P.S I am able to get this error when I update both the launch template, and another property of the node group (labels for example). But this is related to an inherent EKS limitation described here: https://github.com/aws/containers-roadmap/issues/1258

bleish commented 3 years ago

@iliapolo I apologize for the delayed response.

That EKS limitation you mentioned was what I had expected to be the issue, but the problem is that we ran the exact same update against two clusters in the same state, but one failed and the other didn't, so it allowed the launch template and node group to both be updated in a single deploy for one of the clusters, but not the other.

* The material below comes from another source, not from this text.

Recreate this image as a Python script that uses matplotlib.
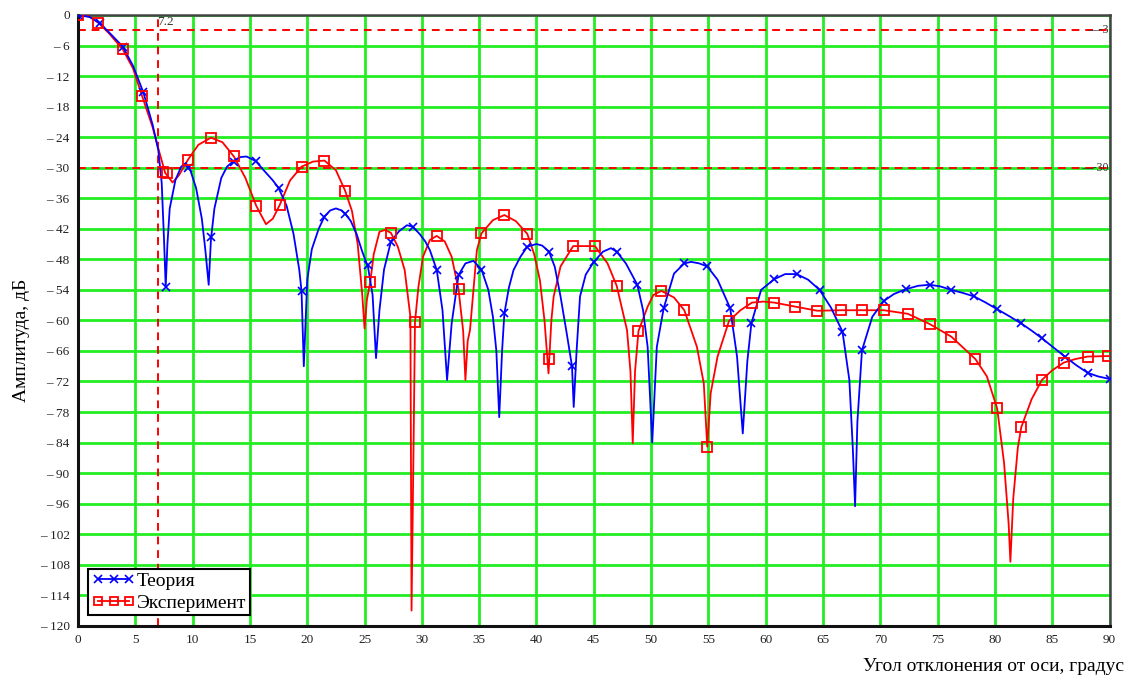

It is also strange because, unless something is going on behind the scenes I don't know about, the version affects the Cluster construct and the Launch Template, but not the Managed NodeGroup. The Launch Template itself IS a property on the Managed NodeGroup (as launchTemplateSpec), so I wonder if it's possible that because we are updating the Launch Template, which is then updating the Managed NodeGroup, the error is thrown. However, sometimes it does, sometimes it doesn't.

As far as logs, we unfortunately don't have a diff of that particular deploy, and due to the way the clusters were set up, I can't re-create the same conditions to have one pass and another fail. I do know that the only update we pushed to these clusters was to update the EKS version from 1.16 to 1.17 on the Cluster, and to update the custom AMIs on the Launch Template. Here are the CloudFormation event logs for those two cluster updates:

eksUpdateFailure-EU.txt eksUpdateFailure-NA.txt

The EU cluster failed on the ManagedNodeGroup for the reason we are discussing while the NA cluster failed for a different reason (40 minutes after). In my experience with this issue in the past, the NA cluster should have failed at the same time as the EU, but didn't.

We aren't committing the cdk.context.json, so it is created fresh on every deploy.

iliapolo commented 3 years ago

@NGL321 to follow up.

markussiebert commented 3 years ago

Im struggling with the same Problem and I think I can give you some information on this.

With updating the eks version from 16 to 17 you changed the ami id:

const customAmi = ec2.MachineImage.lookup({ name: `custom-ami_${eksVersion}` });

This updates the launchtemplate:

const launchTemplate = new ec2.CfnLaunchTemplate(this, 'LaunchTemplate', {
    launchTemplateData: {
        ...
        imageId: customAmi.getImage(this).imageId,
        ...
    },
});

You see - there is a direct property change of the launchtemplate. So, a new version will be created ... and that is the problem i think.

const managedNodeGroup = eksCluster.addNodegroupCapacity("ManagedNodeGroup", {
    launchTemplateSpec: {
        id: launchTemplate.ref,
        version: launchTemplate.attrLatestVersionNumber
    },
    minSize: 1,
    maxSize: 20,
    capacityType: eks.CapacityType.SPOT
});

Here is no "direct" reference to the Launchtemplate version. I think i saw, that cloudformation parallelizes both thanges - a custom "DependsOn" for the nodegroup worked in this case.

So I think in your case in EU the launchtemplate version was created before the updatenodegroup was initiated, in NA it wasn't.

I can be wrong - but that's the only conclusion I had while facing the same issue.

Another issue with this:

Even if you accept everything and pin the ami for the next deployment, cloudformation will fail - because the rollback created a new version (update to eks 1.17 ami is a new version, cf rollback to eks 1.16 ami is another one). So even if you think you won't make an ami update - and the launchtemplate won't change with the deployment - cloudformation will update the launchtemplate of the eks nodegroup.

I created a custom resource handling this for me - but now im struggling with the 1 hour custom resource limit set by AWS. So at the moment i am somehow disappointed with the managed node groups.

christallire commented 8 months ago

lastestVersionNumber or versionNumber causes trouble. use defaultVersionNumber and then manually change it on AWS console.